Work instructions: Would you pull out every line of the material that contains the string "recreates"?

[Code that draws figures]
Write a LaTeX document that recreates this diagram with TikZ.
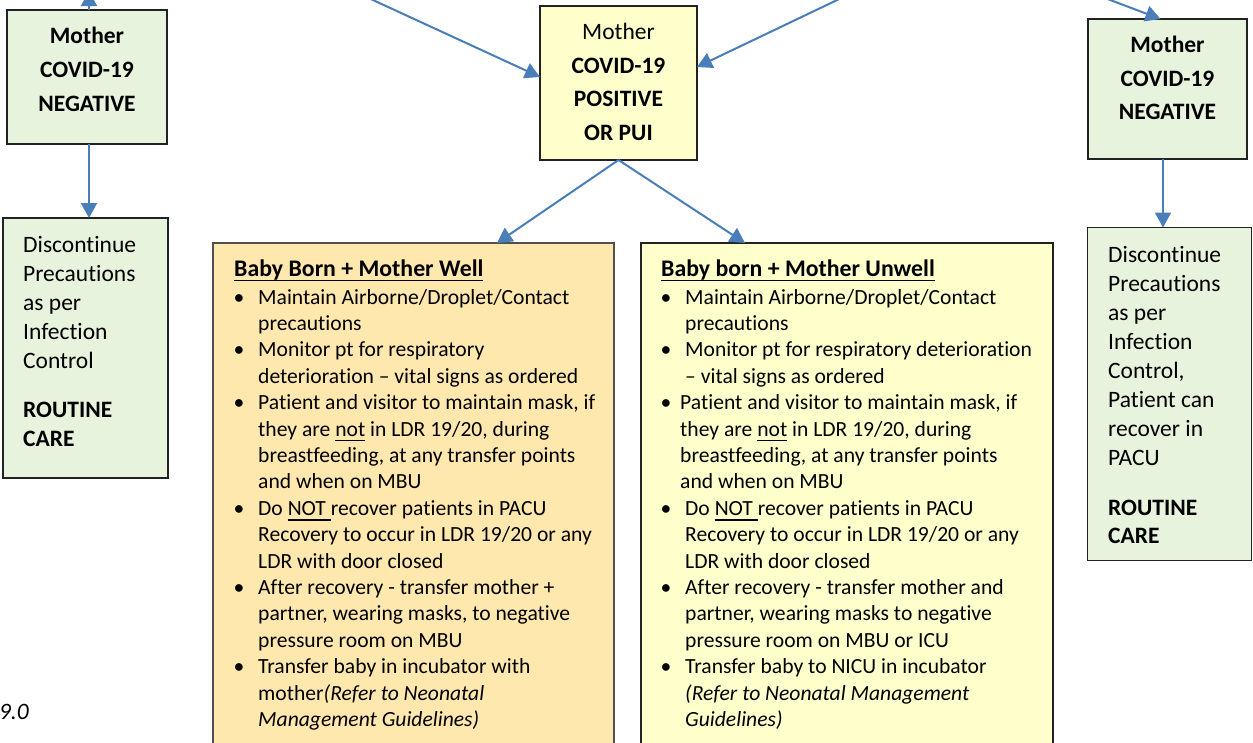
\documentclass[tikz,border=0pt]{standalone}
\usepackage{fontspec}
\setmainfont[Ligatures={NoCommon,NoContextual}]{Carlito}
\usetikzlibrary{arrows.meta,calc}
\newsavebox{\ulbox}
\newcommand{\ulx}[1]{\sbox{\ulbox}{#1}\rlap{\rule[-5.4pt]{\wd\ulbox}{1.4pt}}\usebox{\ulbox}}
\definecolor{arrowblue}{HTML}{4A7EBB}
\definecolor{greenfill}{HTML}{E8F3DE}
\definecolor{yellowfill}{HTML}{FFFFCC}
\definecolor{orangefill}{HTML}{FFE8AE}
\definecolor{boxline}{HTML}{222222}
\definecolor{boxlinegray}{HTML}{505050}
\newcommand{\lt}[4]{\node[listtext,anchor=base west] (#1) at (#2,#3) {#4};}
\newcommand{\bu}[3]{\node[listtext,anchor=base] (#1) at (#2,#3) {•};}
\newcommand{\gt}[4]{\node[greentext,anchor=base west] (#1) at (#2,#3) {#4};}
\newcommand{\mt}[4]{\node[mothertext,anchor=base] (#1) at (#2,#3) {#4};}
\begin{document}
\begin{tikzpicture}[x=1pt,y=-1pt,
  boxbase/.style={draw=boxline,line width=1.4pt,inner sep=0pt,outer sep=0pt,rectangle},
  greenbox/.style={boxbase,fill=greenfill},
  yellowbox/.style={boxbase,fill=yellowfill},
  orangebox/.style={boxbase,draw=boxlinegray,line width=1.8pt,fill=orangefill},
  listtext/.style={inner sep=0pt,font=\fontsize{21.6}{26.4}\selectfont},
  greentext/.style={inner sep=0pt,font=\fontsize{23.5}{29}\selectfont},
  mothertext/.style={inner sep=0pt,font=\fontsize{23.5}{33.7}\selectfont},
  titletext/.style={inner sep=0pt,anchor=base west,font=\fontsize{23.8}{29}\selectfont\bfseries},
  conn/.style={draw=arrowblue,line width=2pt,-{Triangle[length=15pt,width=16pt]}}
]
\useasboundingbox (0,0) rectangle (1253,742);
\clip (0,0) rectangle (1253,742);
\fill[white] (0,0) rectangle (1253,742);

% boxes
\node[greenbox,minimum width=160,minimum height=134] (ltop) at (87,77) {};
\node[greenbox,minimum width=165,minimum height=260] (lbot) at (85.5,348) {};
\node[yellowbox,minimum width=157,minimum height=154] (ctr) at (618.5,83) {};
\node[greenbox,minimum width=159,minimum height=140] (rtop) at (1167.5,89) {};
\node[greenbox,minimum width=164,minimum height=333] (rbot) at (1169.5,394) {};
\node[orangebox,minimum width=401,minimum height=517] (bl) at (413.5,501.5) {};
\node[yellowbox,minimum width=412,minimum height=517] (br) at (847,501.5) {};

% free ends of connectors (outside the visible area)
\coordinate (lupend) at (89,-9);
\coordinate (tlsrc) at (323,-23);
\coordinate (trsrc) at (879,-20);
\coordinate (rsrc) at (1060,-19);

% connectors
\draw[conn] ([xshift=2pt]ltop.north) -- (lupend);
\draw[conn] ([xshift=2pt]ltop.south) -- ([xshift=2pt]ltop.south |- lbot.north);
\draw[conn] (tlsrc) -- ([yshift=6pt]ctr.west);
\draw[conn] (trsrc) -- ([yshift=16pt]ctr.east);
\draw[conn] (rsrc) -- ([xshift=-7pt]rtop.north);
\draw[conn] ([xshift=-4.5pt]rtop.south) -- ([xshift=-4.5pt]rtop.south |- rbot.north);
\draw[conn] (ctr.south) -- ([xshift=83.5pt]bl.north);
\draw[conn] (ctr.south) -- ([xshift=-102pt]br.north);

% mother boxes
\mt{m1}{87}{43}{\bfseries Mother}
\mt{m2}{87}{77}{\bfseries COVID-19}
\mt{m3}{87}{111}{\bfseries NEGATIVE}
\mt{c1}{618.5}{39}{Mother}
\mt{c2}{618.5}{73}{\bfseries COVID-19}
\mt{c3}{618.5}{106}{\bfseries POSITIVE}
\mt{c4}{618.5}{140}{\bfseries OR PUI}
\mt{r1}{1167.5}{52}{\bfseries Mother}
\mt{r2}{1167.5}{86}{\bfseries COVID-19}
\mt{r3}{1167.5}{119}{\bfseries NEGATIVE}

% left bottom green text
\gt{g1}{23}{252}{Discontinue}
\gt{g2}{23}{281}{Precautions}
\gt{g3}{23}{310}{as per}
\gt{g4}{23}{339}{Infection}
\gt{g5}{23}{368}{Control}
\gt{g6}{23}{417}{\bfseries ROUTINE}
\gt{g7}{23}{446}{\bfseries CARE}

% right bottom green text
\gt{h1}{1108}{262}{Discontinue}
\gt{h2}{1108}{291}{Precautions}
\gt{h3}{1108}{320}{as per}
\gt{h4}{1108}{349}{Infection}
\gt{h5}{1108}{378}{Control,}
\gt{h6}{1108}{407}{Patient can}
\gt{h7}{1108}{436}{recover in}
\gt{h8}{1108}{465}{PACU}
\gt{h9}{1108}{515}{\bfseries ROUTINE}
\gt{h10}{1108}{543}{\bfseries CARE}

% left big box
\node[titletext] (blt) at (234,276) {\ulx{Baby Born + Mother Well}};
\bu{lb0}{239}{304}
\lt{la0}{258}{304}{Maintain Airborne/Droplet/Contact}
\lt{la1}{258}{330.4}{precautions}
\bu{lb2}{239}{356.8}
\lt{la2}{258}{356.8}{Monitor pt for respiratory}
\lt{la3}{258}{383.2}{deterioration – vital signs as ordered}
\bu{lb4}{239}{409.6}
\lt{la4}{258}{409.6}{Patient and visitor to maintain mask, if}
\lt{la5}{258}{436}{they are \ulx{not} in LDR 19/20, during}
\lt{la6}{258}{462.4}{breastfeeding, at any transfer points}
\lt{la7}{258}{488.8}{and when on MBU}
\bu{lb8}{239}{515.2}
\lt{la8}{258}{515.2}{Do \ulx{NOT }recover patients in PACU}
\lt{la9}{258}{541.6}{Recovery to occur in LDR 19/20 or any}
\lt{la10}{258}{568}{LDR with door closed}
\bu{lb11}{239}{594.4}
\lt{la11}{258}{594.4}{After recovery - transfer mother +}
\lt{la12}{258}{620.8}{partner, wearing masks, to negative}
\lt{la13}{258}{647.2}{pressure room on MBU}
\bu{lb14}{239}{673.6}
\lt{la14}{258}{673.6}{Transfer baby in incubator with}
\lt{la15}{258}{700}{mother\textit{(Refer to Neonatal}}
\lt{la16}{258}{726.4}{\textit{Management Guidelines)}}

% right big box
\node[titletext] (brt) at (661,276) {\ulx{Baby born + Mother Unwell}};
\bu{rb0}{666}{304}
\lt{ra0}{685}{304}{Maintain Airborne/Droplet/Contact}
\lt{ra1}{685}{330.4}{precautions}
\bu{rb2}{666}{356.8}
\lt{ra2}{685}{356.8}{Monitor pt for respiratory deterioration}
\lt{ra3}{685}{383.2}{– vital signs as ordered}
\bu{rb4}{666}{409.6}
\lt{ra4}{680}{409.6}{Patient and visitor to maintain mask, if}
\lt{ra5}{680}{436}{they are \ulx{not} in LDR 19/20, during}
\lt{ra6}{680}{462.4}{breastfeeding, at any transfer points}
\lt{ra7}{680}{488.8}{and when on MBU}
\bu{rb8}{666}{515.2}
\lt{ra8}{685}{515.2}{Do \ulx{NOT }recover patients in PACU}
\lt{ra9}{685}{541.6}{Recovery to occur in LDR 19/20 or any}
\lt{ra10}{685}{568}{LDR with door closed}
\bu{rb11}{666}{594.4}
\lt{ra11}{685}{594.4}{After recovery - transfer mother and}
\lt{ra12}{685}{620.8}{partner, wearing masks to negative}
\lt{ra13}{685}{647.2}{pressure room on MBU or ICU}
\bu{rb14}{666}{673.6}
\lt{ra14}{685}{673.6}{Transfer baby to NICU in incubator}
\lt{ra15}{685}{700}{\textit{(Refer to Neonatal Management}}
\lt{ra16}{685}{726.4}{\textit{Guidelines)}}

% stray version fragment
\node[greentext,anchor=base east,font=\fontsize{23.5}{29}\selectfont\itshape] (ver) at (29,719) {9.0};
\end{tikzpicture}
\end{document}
==
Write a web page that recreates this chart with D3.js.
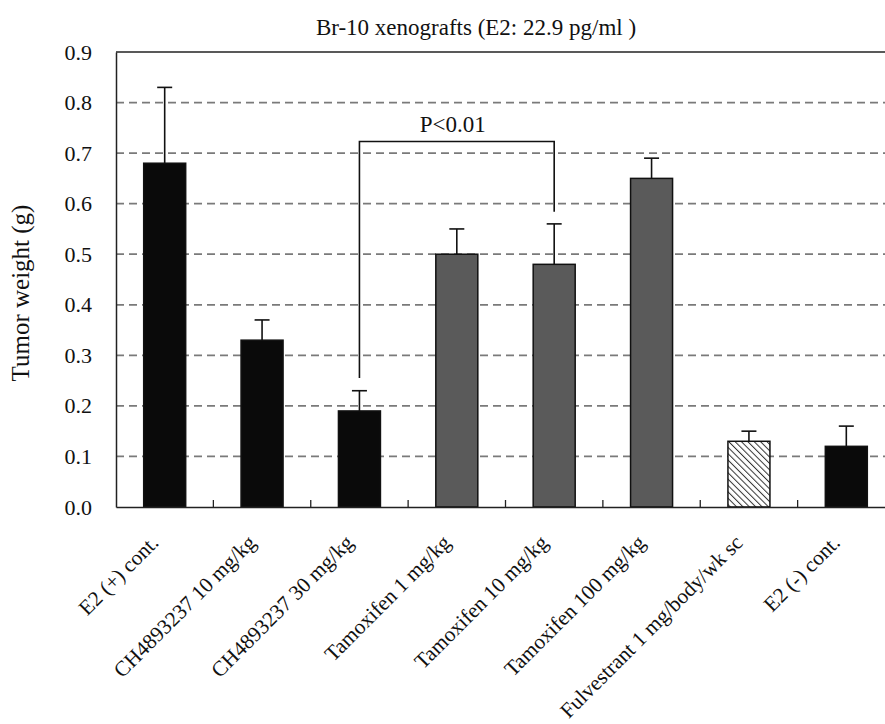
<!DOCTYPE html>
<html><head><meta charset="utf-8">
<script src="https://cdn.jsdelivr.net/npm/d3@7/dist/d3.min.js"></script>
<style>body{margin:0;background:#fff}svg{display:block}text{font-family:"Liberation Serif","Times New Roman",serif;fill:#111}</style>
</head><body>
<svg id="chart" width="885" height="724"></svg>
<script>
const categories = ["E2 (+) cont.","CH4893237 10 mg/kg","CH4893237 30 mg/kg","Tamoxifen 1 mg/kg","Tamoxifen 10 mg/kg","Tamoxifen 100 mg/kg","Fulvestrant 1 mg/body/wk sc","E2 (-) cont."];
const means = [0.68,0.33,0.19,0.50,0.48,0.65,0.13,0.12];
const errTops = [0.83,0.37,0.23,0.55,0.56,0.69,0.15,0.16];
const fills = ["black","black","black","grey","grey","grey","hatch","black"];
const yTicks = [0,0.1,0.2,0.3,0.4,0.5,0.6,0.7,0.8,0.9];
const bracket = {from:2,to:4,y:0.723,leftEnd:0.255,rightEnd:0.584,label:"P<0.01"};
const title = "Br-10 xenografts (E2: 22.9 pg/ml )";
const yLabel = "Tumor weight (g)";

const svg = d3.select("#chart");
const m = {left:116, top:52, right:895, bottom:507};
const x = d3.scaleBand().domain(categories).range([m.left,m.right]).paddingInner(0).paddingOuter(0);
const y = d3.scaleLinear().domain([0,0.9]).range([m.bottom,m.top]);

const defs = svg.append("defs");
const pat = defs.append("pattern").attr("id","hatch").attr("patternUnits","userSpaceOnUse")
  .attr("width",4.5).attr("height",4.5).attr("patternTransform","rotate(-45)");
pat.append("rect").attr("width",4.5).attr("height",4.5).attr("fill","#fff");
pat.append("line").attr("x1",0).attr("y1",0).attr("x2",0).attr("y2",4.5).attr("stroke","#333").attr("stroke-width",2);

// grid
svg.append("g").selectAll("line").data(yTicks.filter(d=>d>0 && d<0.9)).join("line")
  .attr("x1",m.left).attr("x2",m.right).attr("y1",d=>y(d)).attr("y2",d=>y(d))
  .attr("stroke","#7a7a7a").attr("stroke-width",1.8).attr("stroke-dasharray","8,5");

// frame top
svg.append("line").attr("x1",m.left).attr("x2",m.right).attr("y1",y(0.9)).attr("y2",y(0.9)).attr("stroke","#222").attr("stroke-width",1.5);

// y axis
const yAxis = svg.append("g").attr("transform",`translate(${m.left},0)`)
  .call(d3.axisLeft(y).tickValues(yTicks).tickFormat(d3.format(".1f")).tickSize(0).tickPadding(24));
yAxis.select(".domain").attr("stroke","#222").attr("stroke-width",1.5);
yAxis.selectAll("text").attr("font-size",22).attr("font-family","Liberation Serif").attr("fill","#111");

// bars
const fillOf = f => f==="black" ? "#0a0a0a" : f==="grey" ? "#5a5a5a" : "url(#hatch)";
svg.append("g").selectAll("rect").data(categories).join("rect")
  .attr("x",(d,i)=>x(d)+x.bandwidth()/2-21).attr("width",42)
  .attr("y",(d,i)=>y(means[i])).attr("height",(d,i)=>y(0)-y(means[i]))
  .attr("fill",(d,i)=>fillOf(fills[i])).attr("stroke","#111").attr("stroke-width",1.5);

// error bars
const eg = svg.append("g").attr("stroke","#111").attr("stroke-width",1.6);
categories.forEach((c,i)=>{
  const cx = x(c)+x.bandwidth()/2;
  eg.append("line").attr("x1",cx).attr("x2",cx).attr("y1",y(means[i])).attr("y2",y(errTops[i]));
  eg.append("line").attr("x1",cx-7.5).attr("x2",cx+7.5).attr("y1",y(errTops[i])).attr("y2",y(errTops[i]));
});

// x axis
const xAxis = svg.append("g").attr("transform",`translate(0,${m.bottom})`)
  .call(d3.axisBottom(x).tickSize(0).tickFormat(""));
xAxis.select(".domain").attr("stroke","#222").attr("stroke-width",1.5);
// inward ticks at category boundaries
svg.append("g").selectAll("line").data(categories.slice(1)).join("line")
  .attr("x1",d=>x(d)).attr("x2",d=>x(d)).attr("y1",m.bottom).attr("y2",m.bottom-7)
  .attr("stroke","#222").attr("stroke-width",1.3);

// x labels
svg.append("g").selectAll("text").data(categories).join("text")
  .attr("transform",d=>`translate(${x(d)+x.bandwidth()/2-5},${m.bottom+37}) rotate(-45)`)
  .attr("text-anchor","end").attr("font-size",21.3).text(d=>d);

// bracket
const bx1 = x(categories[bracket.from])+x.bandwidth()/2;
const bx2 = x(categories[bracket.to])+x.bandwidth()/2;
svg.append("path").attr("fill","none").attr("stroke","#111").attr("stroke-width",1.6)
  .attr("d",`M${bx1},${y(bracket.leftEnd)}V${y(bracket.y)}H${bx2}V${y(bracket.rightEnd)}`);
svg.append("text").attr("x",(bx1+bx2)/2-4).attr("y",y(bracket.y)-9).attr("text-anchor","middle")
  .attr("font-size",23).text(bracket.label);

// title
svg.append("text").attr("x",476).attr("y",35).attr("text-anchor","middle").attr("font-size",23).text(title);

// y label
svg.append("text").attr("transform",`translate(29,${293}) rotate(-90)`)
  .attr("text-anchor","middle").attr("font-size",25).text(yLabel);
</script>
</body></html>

Response:
Write a LaTeX document that recreates this diagram with TikZ.
Write a web page that recreates this chart with D3.js.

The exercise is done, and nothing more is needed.